In the "my-table 4 + @" example above, we assumed that numbers are 32-bits, using "4 +" to get from the table base address (as returned by "my-table") to the address of the second number. That's fine for interactive use on a known system, but for code you want to save, it's better to write something more portable, hence the use of "na+" in later lines. There are several such address arithmetic operators:
na+ ( adr n -- adr' ) \ Add n times the size of a number to adr ca+ ( adr n -- adr' ) \ Add n times the size of a byte to adr wa+ ( adr n -- adr' ) \ Add n times the size of a 16-bit word to adr la+ ( adr n -- adr' ) \ Add n times the size of a 32-bit longword to adr
On byte-addressed machines (nearly all machines these days), "ca+" is equivalent to just "+", so it is rarely used. "la+" is equivalent to "4 * +" (multiply n by 4 and add the result to adr), but is faster, more space-efficient, and more explicit, so "la+" is highly recommended.
You can make arbitrary data structures after "create"; they are not limited to arrays of the same basic number size. To access the items, you can either do explicit address arithmetic on the table base address or define some named helper words to add the offsets for specific items. There is a "field" defining word to make that easier, a topic for later.
Constants
Suppose you need a Forth word that returns (i.e. pushes on the stack) a single numeric value. You could do that with a colon definition, as in:
ok : mynum 12345 ;
However, constants are important enough that Forth has a special defining word for them:
ok 12345 constant mynum
Functionally, the two different definitions of "mynum" are equivalent, but the "constant" definition will execute slightly faster and occupy less space. (If you subsequently call "mynum" within another definition, the space occupied by the call is usually the same for either form; it it just the definition of "mynum" itself that is more compact in the "constant" case.)

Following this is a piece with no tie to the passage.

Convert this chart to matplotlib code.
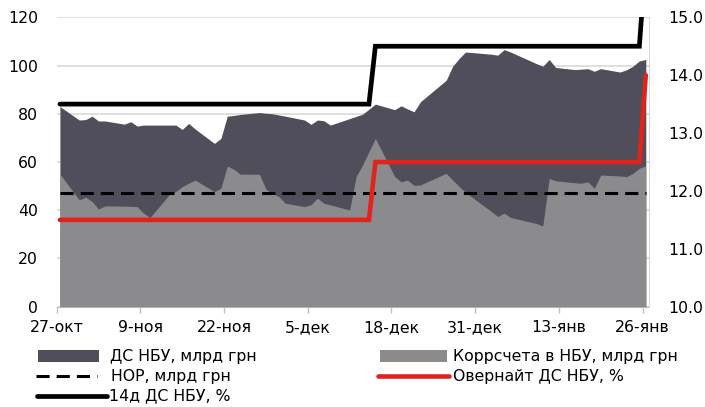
import matplotlib
matplotlib.use("Agg")
import matplotlib.pyplot as plt
import matplotlib.ticker as mticker
from matplotlib.lines import Line2D
from matplotlib.patches import Rectangle
import pandas as pd

plt.rcParams["font.family"] = ["DejaVu Sans"]
plt.rcParams["font.size"] = 11.3

# Trading days (weekends and 25 Dec, 1 Jan, 8 Jan excluded)
holidays = ["2017-12-25", "2018-01-01", "2018-01-08"]
dates = pd.bdate_range("2017-10-27", "2018-01-26").drop(pd.to_datetime(holidays))

# Deposit certificates of the NBU, bn UAH
ds_nbu = [83.0, 77.4, 77.6, 79.0, 77.0, 77.0, 75.7, 76.7, 74.9, 75.3,
          75.3, 75.3, 75.3, 73.5, 76.0, 73.7, 67.7, 69.8, 79.0, 79.3,
          79.7, 80.5, 80.2, 80.0, 79.5, 79.0, 77.4, 75.6, 77.4, 77.1,
          75.3, 78.0, 78.9, 79.8, 81.9, 84.0, 81.7, 83.3, 82.0, 80.8,
          85.0, 93.9, 99.7, 102.9, 105.6, 104.7, 104.3, 106.6, 105.6, 100.8,
          99.7, 102.5, 99.2, 98.3, 98.5, 98.7, 97.6, 98.7, 97.3, 98.2,
          99.7, 101.9, 102.5]

# Banks' correspondent accounts at the NBU, bn UAH
kors = [55.0, 44.3, 45.4, 43.6, 40.5, 41.8, 41.7, 41.6, 41.5, 38.8,
        37.0, 46.5, 47.8, 49.8, 51.2, 52.5, 47.7, 49.1, 58.3, 57.0,
        55.0, 54.9, 48.7, 47.0, 45.6, 42.9, 41.5, 42.3, 45.0, 42.9,
        42.2, 40.1, 53.9, 58.7, 64.3, 69.8, 53.9, 51.8, 52.5, 50.3,
        50.5, 55.3, 52.5, 49.9, 47.4, 39.5, 37.4, 38.8, 37.0, 34.5,
        33.5, 53.2, 52.2, 51.4, 51.2, 51.8, 49.1, 54.6, 54.2, 53.9,
        55.3, 57.4, 58.5]

# Required reserves level, bn UAH
nor_level = 47.3

# NBU rates, %: dates of change and new levels
rate_change_dates = ["2017-10-27", "2017-12-15", "2018-01-26"]
rate_14d = [13.5, 14.5, 16.0]
rate_overnight = [11.5, 12.5, 14.0]

tick_labels = ["27-окт", "9-ноя", "22-ноя", "5-дек", "18-дек", "31-дек", "13-янв", "26-янв"]

legend_labels = ["ДС НБУ, млрд грн", "НОР, млрд грн", "14д ДС НБУ, %",
                 "Коррсчета в НБУ, млрд грн", "Овернайт ДС НБУ, %"]

C_DS = "#4f4e5a"
C_KORS = "#8b8b8d"
C_RED = "#e0231c"
C_GRID = "#d9d9d9"

def step_series(levels):
    s = pd.Series(levels, index=pd.to_datetime(rate_change_dates))
    return s.reindex(dates, method="ffill").values

W, H = 705, 407
fig = plt.figure(figsize=(W / 100, H / 100), dpi=100)
ax = fig.add_axes([56.7 / W, (H - 306.7) / H, (649 - 56.7) / W, (306.7 - 17.3) / H])

# each day's value sits in the middle of its day slot
x = dates + pd.Timedelta(hours=12)

ax.fill_between(x, ds_nbu, color=C_DS, lw=0, zorder=2)
ax.fill_between(x, kors, color=C_KORS, lw=0, zorder=3)
ax.plot(x, [nor_level] * len(x), color="black", lw=2.2, dashes=(4.3, 2.3), zorder=4)

ax.set_xlim(pd.Timestamp("2017-10-27"), pd.Timestamp("2018-01-27"))
ax.set_ylim(0, 120)
ax.set_yticks(range(0, 121, 20))
ticks = pd.date_range("2017-10-27", periods=len(tick_labels), freq="13D")
ax.set_xticks(ticks)
ax.set_xticklabels(tick_labels)
ax.grid(axis="y", color=C_GRID, lw=1.2)
ax.set_axisbelow(True)
ax.tick_params(axis="x", length=4, color="#bfbfbf", width=1, pad=5.5)
ax.tick_params(axis="y", length=0, pad=13.5)
for side in ("left", "top", "right"):
    ax.spines[side].set_visible(False)
ax.spines["bottom"].set_color("#bfbfbf")

ax2 = ax.twinx()
ax2.plot(x, step_series(rate_overnight), color=C_RED, lw=3.3,
         solid_capstyle="round", solid_joinstyle="miter", zorder=5)
ax2.plot(x, step_series(rate_14d), color="black", lw=3.4,
         solid_capstyle="round", solid_joinstyle="miter", zorder=6)
ax2.set_ylim(10, 15)
ax2.set_yticks([10, 11, 12, 13, 14, 15])
ax2.yaxis.set_major_formatter(mticker.FormatStrFormatter("%.1f"))
ax2.tick_params(axis="y", length=0, pad=13.5)
for side in ("left", "top", "bottom"):
    ax2.spines[side].set_visible(False)
ax2.spines["right"].set_color(C_GRID)

# legend, laid out in figure pixels
def fx(px):
    return px / W

def fy(py):
    return 1 - py / H

tf = fig.transFigure
fig.add_artist(Rectangle((fx(38.4), fy(362)), fx(99.4) - fx(38.4), fy(350) - fy(362),
                         color=C_DS, lw=0, transform=tf))
fig.add_artist(Line2D([fx(36), fx(97)], [fy(376), fy(376)], color="black", lw=2.2,
                      dashes=(4.3, 2.3), transform=tf))
fig.add_artist(Line2D([fx(37), fx(107)], [fy(396), fy(396)], color="black", lw=3.4,
                      solid_capstyle="round", transform=tf))
fig.add_artist(Rectangle((fx(379.6), fy(362)), fx(446.5) - fx(379.6), fy(350) - fy(362),
                         color=C_KORS, lw=0, transform=tf))
fig.add_artist(Line2D([fx(378), fx(449)], [fy(375.5), fy(375.5)], color=C_RED, lw=3.3,
                      solid_capstyle="round", transform=tf))

fig.text(fx(110), fy(356), legend_labels[0], va="center", ha="left")
fig.text(fx(111), fy(376), legend_labels[1], va="center", ha="left")
fig.text(fx(109), fy(396), legend_labels[2], va="center", ha="left")
fig.text(fx(453), fy(356), legend_labels[3], va="center", ha="left")
fig.text(fx(453), fy(376), legend_labels[4], va="center", ha="left")

fig.savefig("out.png", dpi=100)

When you are writing code in a file for saving, it is a good idea to specify the number base explicitly, instead of assuming a particular value (e.g. hex or decimal) for the current number base. So in a file I would write:
d# 12345 constant mynum
or
h# 1a234f constant mynum
The only case where I intentionally break this rule is in a large table of numbers or in a large definition that is completely dominated by numbers (such as a list of register values). In those cases, I sometimes explicitly set the base at the top and list the numbers without prefixes, so the proliferation of prefixes doesn't obscure the code.
Efficiency of Constants
Using a named constant in a colon definition is marginally faster than using a literal number, and the colon definition is smaller. Specifically, comparing
ok 1234 constant foo ok : add-foo foo + ;
to
ok : add-foo 1234 + ;
The former definition of "add-foo" takes a little less space in the system, and executes marginally faster, than the latter definition. However, the space savings inside "add-foo" are more than made up for by the space used by the definition of the constant "foo". The break-even point for the space of a constant definition is about three later uses inside a colon definition.
At some level this is a trivial detail, but it introduces an interesting point. In Open Firmware, the numbers 0 through 8 are actually defined as constants, thus saving a useful amount of space in the system image compared to the size if they were handled as literals in the ordinary way.
ok see 5 5 constant 5 ok see 1234 1234 ?
Stylistic Point - Too Many Constants
Soapbox alert
Here I am going to espouse an heretical viewpoint. It is considered good programming practice (practically drilled in at gunpoint) to give symbolic names to all constant values. The constants are usually defined in a header file, then the symbolic names are used in later code. There are a few cases where I disagree with that practice.
The most compelling case is hardware registers with numerous bitfields. Many common hardware devices have tens or even hundreds of registers, each with several sub-fields. You might think that the accepted "define symbolic names for everything" practice would make code easier to read, but I generally find it harder to read, sometimes much harder. The reason is because the symbolic names are rarely sufficiently descriptive to understand the details without also consulting the hardware data sheet. To really understand the code, or to debug by looking at actual numbers in registers, you have to simultaneously correlate several things - the source code file, the header file, and the data sheet. It helps when the symbolic names in the code exactly match the data sheet names, but they often don't, so you usually end up having to do the correlation by the register numbers and bit numbers. It's even worse when the header file is hierarchical, with the base offsets to register blocks defined separately from the offsets to individual registers. I understand the "abstraction" arguments for expressing things this way, but the fact is that specific hardware devices are not really abstract, and their numbers (register addresses and bitfields) almost never change after the device goes into production.
This being the case, in my device driver code, I often hardcode specific numbers inside definitions, rather than first defining constants and then using them. For documentation, I just include a comment at the end of the line telling the name of the register and the meaning of the bits. That way all the relevant information is on the same line - you see the numerical values, what they mean, and the context in which they are used all in one place.
Furthermore, in many cases, the majority of registers are touched exactly once in the driver, so finding everything related to a given register is very easy. For a register that needs to be accessed several places, it is often possible to identify a common code subsequence around those accesses. In that case you can encapsulate that sequence as a Forth word, thus reducing the number of direct mentions of the register to one. This usually makes the code smaller and more reliable.
This diatribe applies only to constants that "can't" change. Defining constants for things that could very easily change, especially if they are used in a lot of places and must be kept consistent, is a very good thing.